This is to remind myself, that Cinema, I love you still.
I might now prefer blogging than holding a video camera. I might have given up dreams of ever making my feature film. And sometimes I may wonder how I have forgotten the names of the films and the filmmakers I so passionately talked about, under the wisdom tree.
Where did I go wrong, I wonder. What was the name of the thing I left behind in the Film Institute? Why does it evade me now? Does it not like Bombay, or television, or video? It does disappear totally from my heartmind when I make documentary films, the commissioned variety.
The ones we used to see in theaters before the feature film began. Not like the ones Rao saab, our editing teacher showed us. In which there are yards and yards of footage of a boy sitting in a boat lazily sailing over a placid lake.

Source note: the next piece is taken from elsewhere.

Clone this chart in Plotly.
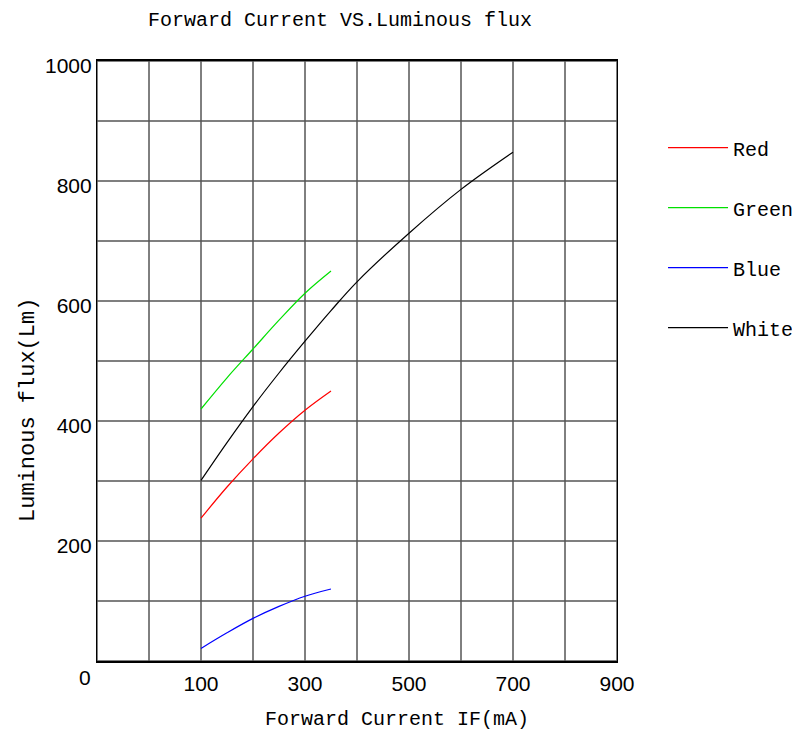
import plotly.graph_objects as go

# Data
current_rgb = [100, 150, 200, 250, 300, 350]
red_flux = [238, 290, 337, 380, 418, 450]
green_flux = [420, 472, 520, 568, 613, 650]
blue_flux = [21, 47, 71, 91, 108, 120]
current_white = [100, 150, 200, 250, 300, 350, 400, 500, 600, 700]
white_flux = [301, 364, 424, 480, 533, 584, 632, 713, 786, 848]

x_tickvals = [100, 300, 500, 700, 900]
y_tickvals = [200, 400, 600, 800, 1000]

mono = "Liberation Mono"
sans = "Liberation Sans"

fig = go.Figure()
series = [
    ("Red", current_rgb, red_flux, "#ff0000"),
    ("Green", current_rgb, green_flux, "#00e000"),
    ("Blue", current_rgb, blue_flux, "#0000ff"),
    ("White", current_white, white_flux, "#000000"),
]
for name, xs, ys, col in series:
    fig.add_trace(go.Scatter(x=xs, y=ys, mode="lines", name=name, legendgroup=name,
                             line=dict(color=col, width=1.2, shape="spline")))

txt = dict(showarrow=False, font=dict(family=mono, size=20, color="#000"))
fig.add_annotation(x=-100, y=0, xref="x", yref="y", text="0", showarrow=False,
                   xshift=-12, yshift=-16, font=dict(family=sans, size=21, color="#000"))
fig.add_annotation(x=0.4673, y=1.0683, xref="paper", yref="paper",
                   text="Forward Current VS.Luminous flux", xanchor="center", yanchor="middle", **txt)
fig.add_annotation(x=0.5769, y=-0.0983, xref="paper", yref="paper",
                   text="Forward Current IF(mA)", xanchor="center", yanchor="middle", **txt)
fig.add_annotation(x=-0.1327, y=0.4183, xref="paper", yref="paper", textangle=-90,
                   text="Luminous flux(Lm)", xanchor="center", yanchor="middle",
                   showarrow=False, font=dict(family=mono, size=22, color="#000"))

# The page body adds an 8px offset, so the figure is sized 792x729
fig.update_layout(
    width=792, height=729,
    margin=dict(l=89, r=183, t=53, b=76, autoexpand=False),
    paper_bgcolor="white", plot_bgcolor="white",
    showlegend=True,
    legend=dict(x=1.0885, xanchor="left", y=0.888, yanchor="top", xref="paper", yref="paper",
                font=dict(family=mono, size=20, color="#000"),
                tracegroupgap=31, itemwidth=60, bgcolor="rgba(0,0,0,0)"),
    xaxis=dict(range=[-100, 900], tickmode="array", tickvals=x_tickvals,
               ticks="", showgrid=False, zeroline=False, automargin=False,
               showline=True, linecolor="#000", linewidth=1.5, mirror=True,
               tickfont=dict(family=sans, size=21, color="#000"), ticklabelstandoff=3),
    yaxis=dict(range=[0, 1000], tickmode="array", tickvals=y_tickvals,
               ticks="", showgrid=False, zeroline=False, automargin=False,
               showline=True, linecolor="#000", linewidth=1.2, mirror=True,
               tickfont=dict(family=sans, size=21, color="#000"), ticklabelshift=5,
               ticklabelstandoff=0),
)

# Grid lines, one per 100 units
for gx in range(-100, 901, 100):
    fig.add_shape(type="line", x0=gx, x1=gx, y0=0, y1=1000, xref="x", yref="y",
                  line=dict(color="#000", width=1), layer="below")
for gy in range(0, 1001, 100):
    fig.add_shape(type="line", x0=-100, x1=900, y0=gy, y1=gy, xref="x", yref="y",
                  line=dict(color="#555", width=1.5), layer="below")

fig.write_html("out.html")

Now, ofcourse, I dare not keep a shot that long. If I make a film about cycling, it should not show too many cyclists just cycling. Make them say something, no. If I make a film on farming, why use the sunrise? The sun takes far too long to rise. Yes, the colours change, but so what? Is that the point one is trying to make here?

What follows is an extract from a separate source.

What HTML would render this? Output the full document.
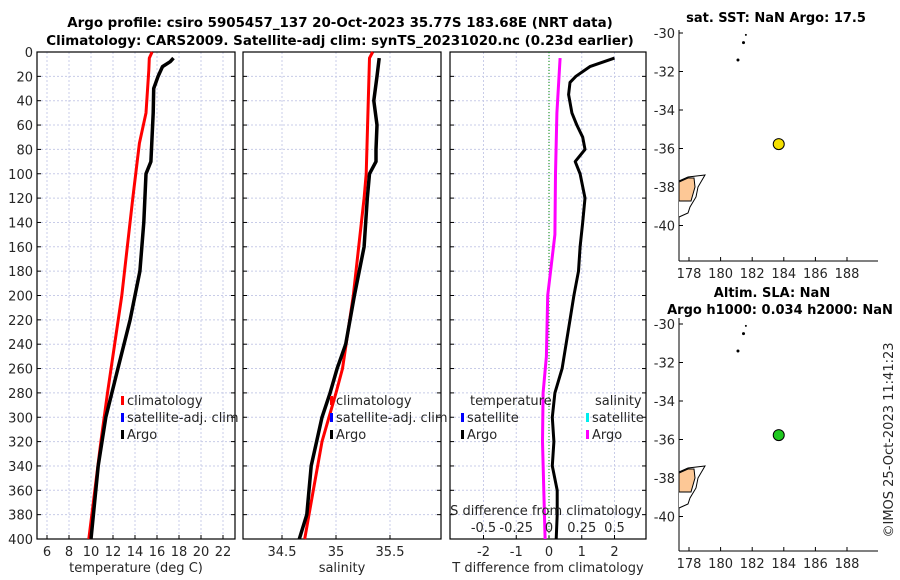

Is it the point? A film on photosynthesis? Why do you want to show the kid playing with a leaf?
Ah, it comes to me! It's name ! What I left behind in the Insti! It is antipoint! No such name exists? Oh well...
God, if you did not want me to use it, why did you give me a right brain? Said I, till a few years passed and my sweetheart of a husband, the nerd, introduced me to blogging! No more producers shitting on the head, but old beaux's commenting, hey I didn't know you are an artist! So what if this doesn't pay, I am willing to starve, so hungry for creation and appreciation am I.
And thus it happens, slowly, that instead of that cut, instead of the light, its the word, the idea, the sentence that I mix in my morning cup of tea.
However subtle, there is an inner unveiling that takes place when one continues to express without fear of judgment.
Why else, did I suddenly remember, a cut today, maybe a decade after I cut it?
The name of the film is, 'And so flows the Indrayani.'
Indrayani is the river that flows, mainly for Tukaram, the poet saint from Maharashtra. The story goes that Tukaram was an absent minded, lost to bliss godmad character. In times of poverty, read joblessness, he was offered to stand guard in a corn field, to shoo away birds who flocked to munch the ripe corn.
Our poet-saint, he did his job. Tukaram composed the bhajan, 'Adhi beeja ekle. Beeja ankireley, rope vadhile,' ( in the beginning, was one seed, it sprouted, and there was a tree), while the sparrows finished off the entire corn.
None of this features in the film, 'And so flows...' But it has a shot, of a couple of sparrows sitting on an upturned piece of corn hanging in Tukaram's temple doorway. The background score is a varkari singing a bhajan, in the temple by the river. One sparrow flies off, maybe to her little ones, to feed them some corn. Then she comes back, and both the sparrows peck the corn. This editor does not cut the shot till both sparrows have eaten their full and flown away, out of the frame.